* Begin *
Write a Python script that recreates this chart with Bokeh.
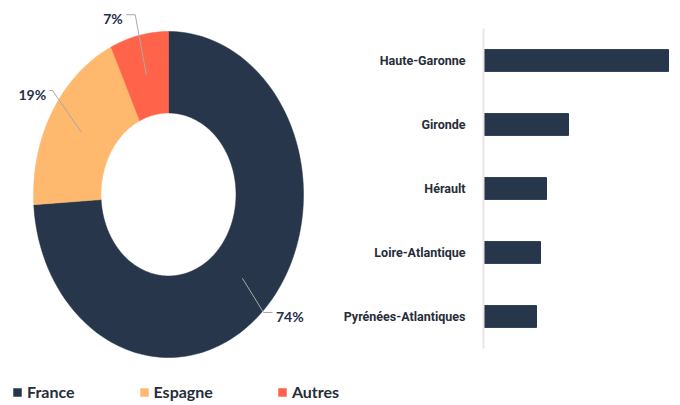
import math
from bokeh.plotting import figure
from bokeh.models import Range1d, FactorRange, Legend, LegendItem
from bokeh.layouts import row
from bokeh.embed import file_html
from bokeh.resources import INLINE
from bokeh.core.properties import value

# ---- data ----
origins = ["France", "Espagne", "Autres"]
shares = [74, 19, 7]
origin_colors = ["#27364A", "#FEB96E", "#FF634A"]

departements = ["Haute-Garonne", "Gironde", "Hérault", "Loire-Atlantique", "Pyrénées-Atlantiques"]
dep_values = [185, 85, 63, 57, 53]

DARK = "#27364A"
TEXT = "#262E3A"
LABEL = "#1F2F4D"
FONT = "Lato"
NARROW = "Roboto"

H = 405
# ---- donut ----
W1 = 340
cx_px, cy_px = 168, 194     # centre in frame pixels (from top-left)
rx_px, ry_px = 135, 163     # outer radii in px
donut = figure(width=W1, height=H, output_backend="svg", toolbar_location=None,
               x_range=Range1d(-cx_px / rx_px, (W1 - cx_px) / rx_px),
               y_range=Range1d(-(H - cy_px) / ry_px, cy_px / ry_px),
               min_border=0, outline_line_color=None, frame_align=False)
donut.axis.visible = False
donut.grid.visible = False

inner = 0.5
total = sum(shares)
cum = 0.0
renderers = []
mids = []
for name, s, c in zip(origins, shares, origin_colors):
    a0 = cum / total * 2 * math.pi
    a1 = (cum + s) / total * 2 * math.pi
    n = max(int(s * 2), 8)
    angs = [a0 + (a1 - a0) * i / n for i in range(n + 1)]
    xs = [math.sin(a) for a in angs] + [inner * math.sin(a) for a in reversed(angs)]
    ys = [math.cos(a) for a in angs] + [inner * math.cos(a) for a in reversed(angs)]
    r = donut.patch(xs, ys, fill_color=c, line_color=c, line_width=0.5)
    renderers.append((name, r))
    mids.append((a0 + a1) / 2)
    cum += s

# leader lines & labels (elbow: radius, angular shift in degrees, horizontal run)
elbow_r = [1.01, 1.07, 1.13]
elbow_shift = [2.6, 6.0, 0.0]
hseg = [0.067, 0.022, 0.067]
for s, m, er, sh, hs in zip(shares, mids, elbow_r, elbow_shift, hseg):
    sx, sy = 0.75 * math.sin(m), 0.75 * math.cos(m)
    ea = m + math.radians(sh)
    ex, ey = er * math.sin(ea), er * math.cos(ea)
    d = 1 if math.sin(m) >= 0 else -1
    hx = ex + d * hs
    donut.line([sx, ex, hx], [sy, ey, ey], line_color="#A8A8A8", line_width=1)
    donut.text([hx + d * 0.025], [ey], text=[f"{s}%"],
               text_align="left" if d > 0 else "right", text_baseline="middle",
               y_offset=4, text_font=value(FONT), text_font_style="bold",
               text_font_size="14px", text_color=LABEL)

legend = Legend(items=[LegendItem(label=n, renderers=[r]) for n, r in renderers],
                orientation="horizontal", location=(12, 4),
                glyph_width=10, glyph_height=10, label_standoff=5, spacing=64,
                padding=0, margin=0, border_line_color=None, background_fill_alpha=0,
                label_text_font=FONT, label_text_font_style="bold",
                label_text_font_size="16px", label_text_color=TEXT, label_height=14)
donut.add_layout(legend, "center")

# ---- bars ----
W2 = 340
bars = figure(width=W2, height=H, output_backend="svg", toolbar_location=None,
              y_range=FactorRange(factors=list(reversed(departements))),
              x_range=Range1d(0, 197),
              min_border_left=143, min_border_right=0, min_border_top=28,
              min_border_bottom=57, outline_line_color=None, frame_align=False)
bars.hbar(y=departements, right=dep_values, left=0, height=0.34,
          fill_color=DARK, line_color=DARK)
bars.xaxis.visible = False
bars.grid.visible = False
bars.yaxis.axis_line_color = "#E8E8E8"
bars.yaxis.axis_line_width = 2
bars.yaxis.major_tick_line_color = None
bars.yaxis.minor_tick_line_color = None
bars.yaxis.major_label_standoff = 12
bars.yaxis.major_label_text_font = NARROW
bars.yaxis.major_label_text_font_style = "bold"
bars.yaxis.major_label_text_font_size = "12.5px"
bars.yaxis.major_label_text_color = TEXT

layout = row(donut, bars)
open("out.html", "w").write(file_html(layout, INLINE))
* End *
**Requirements**: Pictures are excluded; extract exactly the lines from the start of the data through the line that holds "from bokeh.core.properties import value", both ends included.

**Solution**:
Write a Python script that recreates this chart with Bokeh.
import math
from bokeh.plotting import figure
from bokeh.models import Range1d, FactorRange, Legend, LegendItem
from bokeh.layouts import row
from bokeh.embed import file_html
from bokeh.resources import INLINE
from bokeh.core.properties import value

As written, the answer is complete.